2020.02.28

セキュリティ対策に有効なインターネット分離とは?

企業のあらゆるデータがデジタル化されつつある現在、サイバー攻撃は日々高度化・巧妙化し外部へ情報が流出するリスクは日々増大しています。サイバー攻撃はインターネット経由で侵入されるところから始まるため、機密情報を扱う業務処理環境とインターネットに接続する環境でネットワークを分ける「インターネット分離」が対策として有効です。インターネット分離にはどのようなメリットがあるのでしょうか。

高度化・巧妙化するサイバー攻撃

不正アクセスは年々巧妙さを増しており、対策が難しくなっています。警視庁の統計によると、2018年は特定の企業を狙ってメールに悪意あるプログラムを包含した添付ファイルや、URLを送付攻撃する「標的型メール攻撃」も11.8%増加しました。またサイバー犯罪の検挙件数は、2018年に過去最大の9040件となっています。

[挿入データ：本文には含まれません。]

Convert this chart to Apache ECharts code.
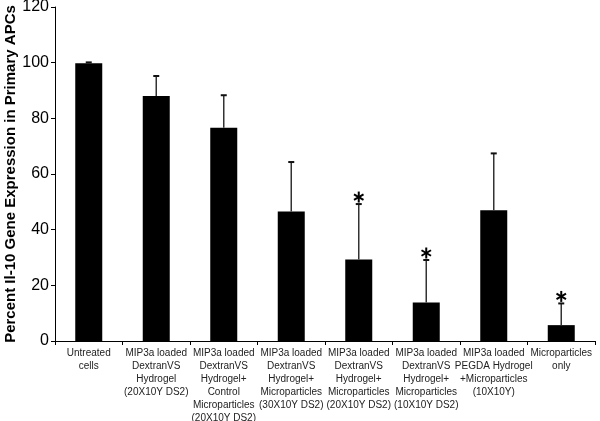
<!DOCTYPE html>
<html><head><meta charset="utf-8">
<script src="https://cdn.jsdelivr.net/npm/echarts@6/dist/echarts.min.js"></script>
<style>html,body{margin:0;padding:0;background:#fff}#c{width:600px;height:421px}</style>
</head><body><div id="c"></div>
<script>
var categories = [
  "Untreated\ncells",
  "MIP3a loaded\nDextranVS\nHydrogel\n(20X10Y DS2)",
  "MIP3a loaded\nDextranVS\nHydrogel+\nControl\nMicroparticles\n(20X10Y DS2)",
  "MIP3a loaded\nDextranVS\nHydrogel+\nMicroparticles\n(30X10Y DS2)",
  "MIP3a loaded\nDextranVS\nHydrogel+\nMicroparticles\n(20X10Y DS2)",
  "MIP3a loaded\nDextranVS\nHydrogel+\nMicroparticles\n(10X10Y DS2)",
  "MIP3a loaded\nPEGDA Hydrogel\n+Microparticles\n(10X10Y)",
  "Microparticles\nonly"
];
var values = [99.8, 88, 76.6, 46.5, 29.3, 13.8, 47, 5.7];
var errUpper = [100.1, 95.2, 88.3, 64.3, 49.2, 29.1, 67.4, 13.5];
var significant = [false, false, false, false, true, true, false, true];
var yTicks = [0, 20, 40, 60, 80, 100, 120];

var chart = echarts.init(document.getElementById('c'));
var errData = categories.map(function(c, i){ return [i, values[i], errUpper[i], significant[i] ? 1 : 0]; });
chart.setOption({
  animation: false,
  grid: {left: 55, right: 5, top: 7, bottom: 80, containLabel: false, outerBoundsMode: 'none'},
  xAxis: {
    type: 'category', data: categories,
    axisLine: {lineStyle: {color: '#000', width: 1}},
    axisTick: {show: true, length: 4, lineStyle: {color: '#000'}},
    axisLabel: {interval: 0, color: '#222', fontFamily: 'Liberation Sans, Arial, sans-serif', fontSize: 10, lineHeight: 13, margin: 6}
  },
  yAxis: {
    type: 'value', min: yTicks[0], max: yTicks[yTicks.length-1], interval: 20,
    name: 'Percent Il-10 Gene Expression in Primary APCs',
    nameLocation: 'middle', nameGap: 37, nameMoveOverlap: false,
    nameTextStyle: {fontFamily: 'Liberation Sans, Arial, sans-serif', fontWeight: 'bold', fontSize: 15, color: '#000'},
    axisLine: {show: true, lineStyle: {color: '#000', width: 1}},
    axisTick: {show: true, length: 4, lineStyle: {color: '#000'}},
    splitLine: {show: false},
    axisLabel: {color: '#000', fontFamily: 'Liberation Sans, Arial, sans-serif', fontSize: 16, margin: 6}
  },
  series: [
    {type: 'bar', data: values, barWidth: 27, itemStyle: {color: '#000'}},
    {type: 'custom', data: errData, z: 5,
     renderItem: function(params, api){
       var x = api.value(0);
       var base = api.coord([x, api.value(1)]);
       var top = api.coord([x, api.value(2)]);
       var children = [
         {type: 'line', shape: {x1: base[0], y1: base[1], x2: top[0], y2: top[1]}, style: {stroke: '#333', lineWidth: 1.5}},
         {type: 'line', shape: {x1: top[0]-3, y1: top[1], x2: top[0]+3, y2: top[1]}, style: {stroke: '#111', lineWidth: 2}}
       ];
       if (api.value(3) === 1) {
         var cx = top[0], cy = top[1] - 7, r = 5.5;
         [90, 30, 150].forEach(function(a){
           var rad = a * Math.PI / 180;
           var dx = r * Math.cos(rad), dy = r * Math.sin(rad);
           children.push({type: 'line', shape: {x1: cx - dx, y1: cy - dy, x2: cx + dx, y2: cy + dy}, style: {stroke: '#000', lineWidth: 2}});
         });
       }
       return {type: 'group', children: children};
     }}
  ]
});
</script></body></html>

この統計からもサイバー攻撃が増えていることがわかります。自社も攻撃対象となりうることも十分に考えられる中、政府や企業がセキュリティ対策を強化すればするほど、その網をすり抜けようと攻撃も高度化・巧妙化するいたちごっこの状態になっています。

また、最近ではユーザーに気付かれずに攻撃する手法が増えています。普段ユーザーがよくアクセスするサイトを改ざんし、ブラウザを介して悪意あるプログラムをダウンロードさせる「水飲み場型攻撃」や、一見無害なプログラムをインターネット経由で送り込み、ユーザーの端末で悪意あるプログラムを作って感染させる「現地調達型攻撃」など、さまざまな攻撃方法があります。

こうした攻撃を検知するために、企業はアンチウイルスやサンドボックス、Webフィルタ等を導入して対策を立てていますが、攻撃を完全に検知できるわけではありません。また現地調達型攻撃のように、インターネットから入ってくる時点で悪意のあるプログラムではない場合、検知が困難です。日々進化していく悪意への対策も企業にとっては大きな課題となるでしょう。

「業務処理環境」と「インターネット接続環境」の分離が最大の防御

次々と生まれる新たな攻撃に備えるには、インターネットに接続しないのが一番安全です。とはいえインターネットが社会インフラとなっている現在では、まったく接続しないのは現実的ではありません。

そこでインターネット接続環境と業務処理環境でネットワークを分ける「インターネット分離」の方法を導入する企業が増えています。この方法は、企業の機密情報や個人情報を扱う業務システムのネットワーク(業務処理環境)にインターネットを接続させないようにするものです。

地方自治体でもセキュリティ対策としてインターネット分離を採用しています。総務省ではセキュリティ対策のガイドラインを発表し、「統合行政ネットワーク」と「インターネット接続ネットワーク」を分離するよう地方公共団体に通達しました。

その背景には、2015年に発生した日本年金機構の情報流出問題があります。日本年金機構の職員がコンピュータのウイルスメールを開封したことにより、年金情報管理サーバーから個人情報が流出しました。これを受けて総務省はセキュリティ対策検討チームを発足させ、セキュリティ強化に取り組みました。インターネット分離はその対策の柱のひとつとなっています。

IPA(情報処理推進機構)でも事件後にウイルス感染を想定したセキュリティ対策と運用管理を行うよう注意喚起し、インターネット分離を推奨しています。

DaaSで利便性を下げないインターネット分離を実現

かつてインターネット分離を実現するには、インターネット接続環境と業務処理環境でそれぞれ端末を用意し、ユーザーが1人で2台の端末を使う形にする必要がありました。端末環境を分けないと、インターネット接続環境から侵入したウイルスが端末を経由して業務システムのネットワークに侵入することができてしまうためです。

この場合、端末をユーザーごとに2台用意しなければならず、OSやソフトウェアのライセンスや端末のキッティング、バージョンアップの管理など運用コストや作業負荷が増大するという問題があります。

このコストや運用負荷の課題を解消するためには、仮想デスクトップ(VDI)を利用する方法が考えられます。仮想デスクトップでは1台の端末で接続環境を完全に分けることができます。具体的には、仮想デスクトップ環境と物理的な端末環境を、インターネット接続環境と業務処理環境にそれぞれ割り当てます。この方法であれば、仮想デスクトップの導入でインターネット分離を同時に実現できるため、効率的といえます。

まとめ

仮想デスクトップを使うと利便性を下げずにインターネット分離をすることが可能です。端末のセキュリティレベルを保ち、万が一感染しても情報流出など実害につながる可能性を減らすことができる最適なソリューションと言えるでしょう。